Sebenarnya komunikasi lintas budaya tidak akan menimbulkan masalah apabila kita memperhatikan bagaimana cara berkomunikasi yang efektif khususnya dalam komunikasi lintas budaya seperti yang terangkum dalam Devito, 1997:493. Yaitu:
ü Menghindari hambatan-hambatan yang mungkin terjadi dalam komunikasi lintas budaya.
ü Memanfaatkan prinsip-prinsip interaksi antarpribadi yang efektif seperti keterbukaan, empati, sikap mendukung, sikap positif, kesetaraan, percaya diri, kedekatan, manajemen interaksi, daya ekspresi, dan berorientasi kepada pihak lain.

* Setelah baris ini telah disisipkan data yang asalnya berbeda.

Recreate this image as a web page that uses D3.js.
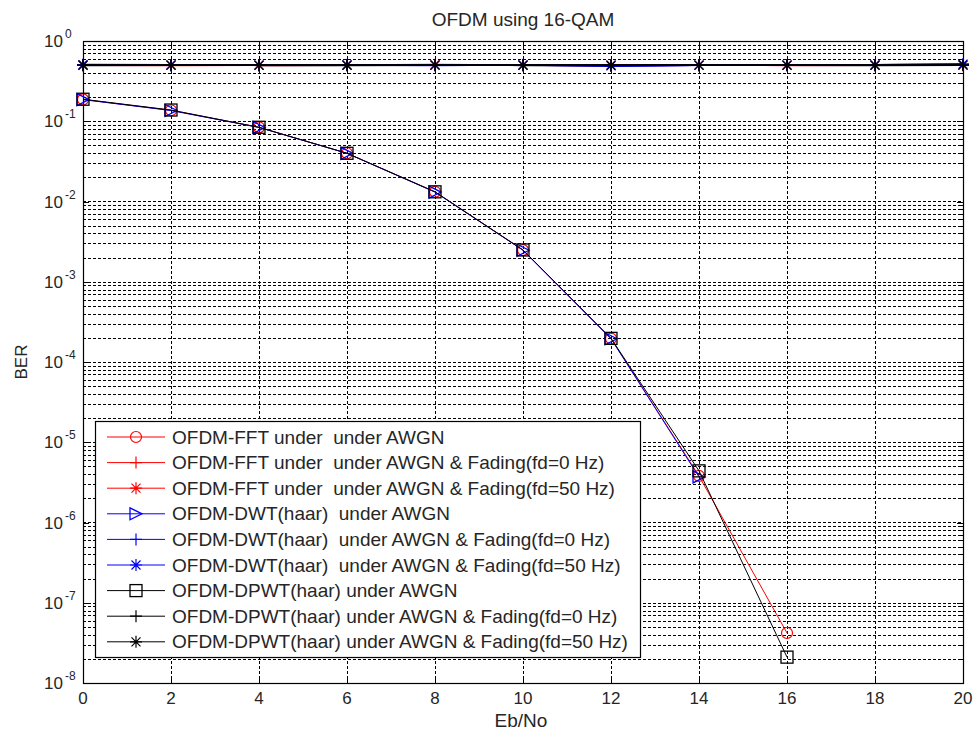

Mempelajari komunikasi lintas budaya memilik arti penting tersendiri bagi kita. Selain apa yang telah disebutkan di atas bahwa supaya kita tidak menemui hambatan-hambatan yang begitu berarti jika kita melakukan komunikasi antarbudaya juga komunikasi lintas budaya dapat menciptakan perdamaian dunia yang secara otomatis akan menciptakan kehidupan yang sejahtera bagi masyarakat di seluruh dunia. Mungkin apabila setiap orang memahami dan mengerti dengan baik bagaiman cara berkomunikasi antarbudaya serta menerapkannya dalam kehidupan sehari-hari, di dunia ini tidak akan ada lagi peperangan dan konflik yang masih sering terjadi akhir-akhir ini seperti konflik di Timur Tengah, konflik antara Amerika dengan Iran-Irak, dan lain sebagainya. Dengan mempelajari komunikasi lintas budaya diharapkan kita lebih dapat menghargai budaya lain sehingga terciptalah komunikasi yang efektif di dalamnya dan seluruh masyarakat di dunia dapat hidup damai perdampingan.